• _WRITTEN EXERCISE_:
No images are to be carried over; print all other material exactly as it stands.

===== DATA SECTION =====

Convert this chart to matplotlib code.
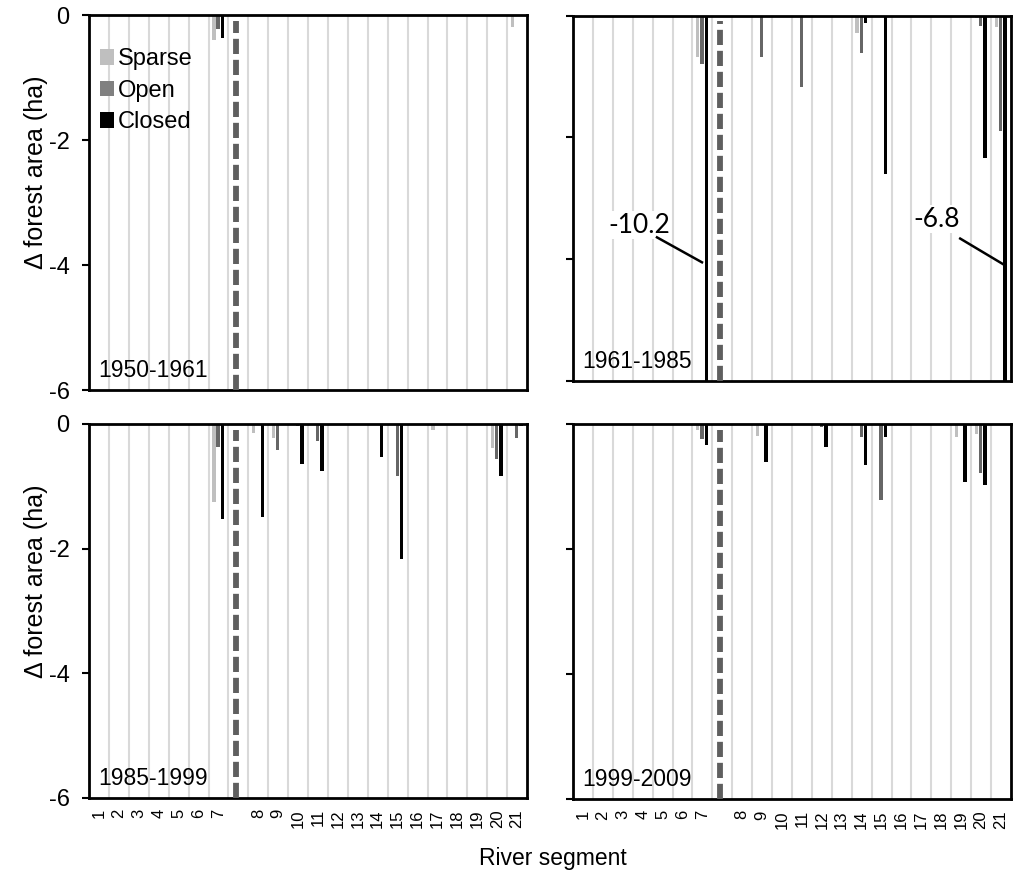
import numpy as np
import matplotlib
matplotlib.use("Agg")
import matplotlib.pyplot as plt
from matplotlib.patches import Patch

plt.rcParams["font.family"] = ["Liberation Sans", "DejaVu Sans"]

# river segments 1-21; a blank slot sits between segment 7 and 8 (dashed line)
segments = list(range(1, 22))
periods = ["1950-1961", "1961-1985", "1985-1999", "1999-2009"]
classes = ["Sparse", "Open", "Closed"]

# change in forest area (ha) per segment
sparse_1950 = [0, 0, 0, 0, 0, 0, -0.40,
               0, 0, 0, 0, 0, 0, 0,
               0, 0, 0, 0, 0, 0, -0.19]
open_1950 = [0, 0, 0, 0, 0, 0, -0.22,
             0, 0, 0, 0, 0, 0, 0,
             0, 0, 0, 0, 0, 0, 0]
closed_1950 = [0, 0, 0, 0, 0, 0, -0.37,
               0, 0, 0, 0, 0, 0, 0,
               0, 0, 0, 0, 0, 0, 0]

sparse_1961 = [0, 0, 0, 0, 0, 0, -0.68,
               0, 0, 0, 0, 0, 0, -0.28,
               0, 0, 0, 0, 0, -0.03, -0.19]
open_1961 = [0, 0, 0, 0, 0, 0, -0.80,
             0, -0.68, 0, -1.17, 0, 0, -0.61,
             0, 0, 0, 0, 0, -0.17, -1.90]
closed_1961 = [0, 0, 0, 0, 0, 0, -10.2,
               0, 0, 0, 0, 0, 0, -0.12,
               -2.60, 0, 0, 0, 0, -2.34, -6.8]

sparse_1985 = [0, 0, 0, 0, 0, 0, -1.26,
               -0.14, -0.23, 0, 0, 0, 0, 0,
               0, 0, -0.10, 0, 0, -0.38, 0]
open_1985 = [0, 0, 0, 0, 0, 0, -0.37,
             0, -0.42, -0.04, -0.27, 0, 0, 0,
             -0.84, 0, 0, 0, 0, -0.56, -0.22]
closed_1985 = [0, 0, 0, 0, 0, 0, -1.52,
               -1.50, 0, -0.65, -0.76, 0, 0, -0.53,
               -2.16, 0, 0, 0, 0, -0.83, -0.04]

sparse_1999 = [0, 0, 0, 0, 0, 0, -0.10,
               0, -0.19, 0, 0, 0, 0, 0,
               0, 0, 0, 0, -0.20, -0.16, 0]
open_1999 = [0, 0, 0, 0, 0, 0, -0.24,
             0, 0, 0, 0, -0.05, 0, -0.21,
             -1.21, 0, 0, 0, 0, -0.78, 0]
closed_1999 = [0, 0, 0, 0, 0, 0, -0.33,
               0, -0.60, 0, 0, -0.37, 0, -0.65,
               -0.20, 0, 0, 0, -0.92, -0.98, 0]

data = {
    "1950-1961": (sparse_1950, open_1950, closed_1950),
    "1961-1985": (sparse_1961, open_1961, closed_1961),
    "1985-1999": (sparse_1985, open_1985, closed_1985),
    "1999-2009": (sparse_1999, open_1999, closed_1999),
}

bar_colors = ["#bfbfbf", "#666666", "#000000"]
legend_colors = ["#bfbfbf", "#808080", "#000000"]
offsets = [-0.23, -0.02, 0.2]
bar_w = 0.17

# x position of each segment, leaving slot 7 empty
xpos = np.array([s - 1 if s <= 7 else s for s in segments])
gap_x = 7

fig = plt.figure(figsize=(10.13, 8.88), dpi=100)
rects = [
    [0.0879, 0.5608, 0.4324, 0.4223],
    [0.5656, 0.5709, 0.4324, 0.4114],
    [0.0879, 0.1014, 0.4324, 0.4212],
    [0.5656, 0.1002, 0.4324, 0.4223],
]

axes = []
for i, (period, rect) in enumerate(zip(periods, rects)):
    ax = fig.add_axes(rect)
    axes.append(ax)

    # light category separators
    for b in np.arange(0.5, 21.5, 1.0):
        ax.axvline(b, color="#d9d9d9", lw=1.5, zorder=0)

    for vals, off, c in zip(data[period], offsets, bar_colors):
        ax.bar(xpos + off, vals, width=bar_w, color=c, zorder=2)

    ax.axvline(gap_x - 0.1, ymin=0.0, ymax=0.985, color="#5f5f5f", lw=4.2,
               dashes=(2.6, 1.0), zorder=3)

    ax.set_xlim(-0.5, 21.5)
    ax.set_ylim(-6, 0)
    ax.set_yticks([0, -2, -4, -6])
    for sp in ax.spines.values():
        sp.set_linewidth(2.0)
        sp.set_color("black")
    ax.tick_params(axis="y", direction="out", length=5, width=1.5,
                   labelsize=17, pad=9)
    ax.tick_params(axis="x", length=0)

    if i % 2 == 0:
        ax.set_yticklabels(["0", "-2", "-4", "-6"])
        ax.set_ylabel("Δ forest area (ha)", fontsize=18)
        ax.yaxis.set_label_coords(-0.094, 0.58)
    else:
        ax.set_yticklabels([])

    if i >= 2:
        ax.set_xticks(xpos)
        ax.set_xticklabels([str(s) for s in segments], rotation=90,
                           fontsize=12)
        ax.tick_params(axis="x", pad=8)
    else:
        ax.set_xticks([])

    ax.text(0.022, 0.035, period, transform=ax.transAxes, fontsize=16.5,
            ha="left", va="baseline")

# legend in the first panel
handles = [Patch(facecolor=c, edgecolor="none") for c in legend_colors]
axes[0].legend(handles, classes, loc="upper left", bbox_to_anchor=(-0.012, 0.955),
               frameon=False, fontsize=17, handlelength=0.6, handleheight=0.62,
               handletextpad=0.15, labelspacing=0.4, borderaxespad=0.3)

# labels for bars running off the scale
ax = axes[1]
ax.text(2.82, -3.44, "-10.2", fontsize=19, family=["Lato", "DejaVu Sans"],
        ha="center", va="center",
        bbox=dict(facecolor="white", edgecolor="none", pad=1), zorder=4)
ax.plot([3.72, 5.98], [-3.64, -4.05], color="black", lw=1.8, zorder=4)
ax.text(17.79, -3.34, "-6.8", fontsize=19, family=["Lato", "DejaVu Sans"],
        ha="center", va="center",
        bbox=dict(facecolor="white", edgecolor="none", pad=1), zorder=4)
ax.plot([18.95, 21.1], [-3.66, -4.08], color="black", lw=1.8, zorder=4)

fig.text(553 / 1013, 1 - 858 / 888, "River segment", fontsize=16.5,
         ha="center", va="center")

fig.savefig("out.png", dpi=100)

=====

• _RESULT OF THIS EXERCISE_:
Convert this chart to matplotlib code.
import numpy as np
import matplotlib
matplotlib.use("Agg")
import matplotlib.pyplot as plt
from matplotlib.patches import Patch

plt.rcParams["font.family"] = ["Liberation Sans", "DejaVu Sans"]

# river segments 1-21; a blank slot sits between segment 7 and 8 (dashed line)
segments = list(range(1, 22))
periods = ["1950-1961", "1961-1985", "1985-1999", "1999-2009"]
classes = ["Sparse", "Open", "Closed"]

# change in forest area (ha) per segment
sparse_1950 = [0, 0, 0, 0, 0, 0, -0.40,
               0, 0, 0, 0, 0, 0, 0,
               0, 0, 0, 0, 0, 0, -0.19]
open_1950 = [0, 0, 0, 0, 0, 0, -0.22,
             0, 0, 0, 0, 0, 0, 0,
             0, 0, 0, 0, 0, 0, 0]
closed_1950 = [0, 0, 0, 0, 0, 0, -0.37,
               0, 0, 0, 0, 0, 0, 0,
               0, 0, 0, 0, 0, 0, 0]

sparse_1961 = [0, 0, 0, 0, 0, 0, -0.68,
               0, 0, 0, 0, 0, 0, -0.28,
               0, 0, 0, 0, 0, -0.03, -0.19]
open_1961 = [0, 0, 0, 0, 0, 0, -0.80,
             0, -0.68, 0, -1.17, 0, 0, -0.61,
             0, 0, 0, 0, 0, -0.17, -1.90]
closed_1961 = [0, 0, 0, 0, 0, 0, -10.2,
               0, 0, 0, 0, 0, 0, -0.12,
               -2.60, 0, 0, 0, 0, -2.34, -6.8]

sparse_1985 = [0, 0, 0, 0, 0, 0, -1.26,
               -0.14, -0.23, 0, 0, 0, 0, 0,
               0, 0, -0.10, 0, 0, -0.38, 0]
open_1985 = [0, 0, 0, 0, 0, 0, -0.37,
             0, -0.42, -0.04, -0.27, 0, 0, 0,
             -0.84, 0, 0, 0, 0, -0.56, -0.22]
closed_1985 = [0, 0, 0, 0, 0, 0, -1.52,
               -1.50, 0, -0.65, -0.76, 0, 0, -0.53,
               -2.16, 0, 0, 0, 0, -0.83, -0.04]

sparse_1999 = [0, 0, 0, 0, 0, 0, -0.10,
               0, -0.19, 0, 0, 0, 0, 0,
               0, 0, 0, 0, -0.20, -0.16, 0]
open_1999 = [0, 0, 0, 0, 0, 0, -0.24,
             0, 0, 0, 0, -0.05, 0, -0.21,
             -1.21, 0, 0, 0, 0, -0.78, 0]
closed_1999 = [0, 0, 0, 0, 0, 0, -0.33,
               0, -0.60, 0, 0, -0.37, 0, -0.65,
               -0.20, 0, 0, 0, -0.92, -0.98, 0]

data = {
    "1950-1961": (sparse_1950, open_1950, closed_1950),
    "1961-1985": (sparse_1961, open_1961, closed_1961),
    "1985-1999": (sparse_1985, open_1985, closed_1985),
    "1999-2009": (sparse_1999, open_1999, closed_1999),
}

bar_colors = ["#bfbfbf", "#666666", "#000000"]
legend_colors = ["#bfbfbf", "#808080", "#000000"]
offsets = [-0.23, -0.02, 0.2]
bar_w = 0.17

# x position of each segment, leaving slot 7 empty
xpos = np.array([s - 1 if s <= 7 else s for s in segments])
gap_x = 7

fig = plt.figure(figsize=(10.13, 8.88), dpi=100)
rects = [
    [0.0879, 0.5608, 0.4324, 0.4223],
    [0.5656, 0.5709, 0.4324, 0.4114],
    [0.0879, 0.1014, 0.4324, 0.4212],
    [0.5656, 0.1002, 0.4324, 0.4223],
]

axes = []
for i, (period, rect) in enumerate(zip(periods, rects)):
    ax = fig.add_axes(rect)
    axes.append(ax)

    # light category separators
    for b in np.arange(0.5, 21.5, 1.0):
        ax.axvline(b, color="#d9d9d9", lw=1.5, zorder=0)

    for vals, off, c in zip(data[period], offsets, bar_colors):
        ax.bar(xpos + off, vals, width=bar_w, color=c, zorder=2)

    ax.axvline(gap_x - 0.1, ymin=0.0, ymax=0.985, color="#5f5f5f", lw=4.2,
               dashes=(2.6, 1.0), zorder=3)

    ax.set_xlim(-0.5, 21.5)
    ax.set_ylim(-6, 0)
    ax.set_yticks([0, -2, -4, -6])
    for sp in ax.spines.values():
        sp.set_linewidth(2.0)
        sp.set_color("black")
    ax.tick_params(axis="y", direction="out", length=5, width=1.5,
                   labelsize=17, pad=9)
    ax.tick_params(axis="x", length=0)

    if i % 2 == 0:
        ax.set_yticklabels(["0", "-2", "-4", "-6"])
        ax.set_ylabel("Δ forest area (ha)", fontsize=18)
        ax.yaxis.set_label_coords(-0.094, 0.58)
    else:
        ax.set_yticklabels([])

    if i >= 2:
        ax.set_xticks(xpos)
        ax.set_xticklabels([str(s) for s in segments], rotation=90,
                           fontsize=12)
        ax.tick_params(axis="x", pad=8)
    else:
        ax.set_xticks([])

    ax.text(0.022, 0.035, period, transform=ax.transAxes, fontsize=16.5,
            ha="left", va="baseline")

# legend in the first panel
handles = [Patch(facecolor=c, edgecolor="none") for c in legend_colors]
axes[0].legend(handles, classes, loc="upper left", bbox_to_anchor=(-0.012, 0.955),
               frameon=False, fontsize=17, handlelength=0.6, handleheight=0.62,
               handletextpad=0.15, labelspacing=0.4, borderaxespad=0.3)

# labels for bars running off the scale
ax = axes[1]
ax.text(2.82, -3.44, "-10.2", fontsize=19, family=["Lato", "DejaVu Sans"],
        ha="center", va="center",
        bbox=dict(facecolor="white", edgecolor="none", pad=1), zorder=4)
ax.plot([3.72, 5.98], [-3.64, -4.05], color="black", lw=1.8, zorder=4)
ax.text(17.79, -3.34, "-6.8", fontsize=19, family=["Lato", "DejaVu Sans"],
        ha="center", va="center",
        bbox=dict(facecolor="white", edgecolor="none", pad=1), zorder=4)
ax.plot([18.95, 21.1], [-3.66, -4.08], color="black", lw=1.8, zorder=4)

fig.text(553 / 1013, 1 - 858 / 888, "River segment", fontsize=16.5,
         ha="center", va="center")

fig.savefig("out.png", dpi=100)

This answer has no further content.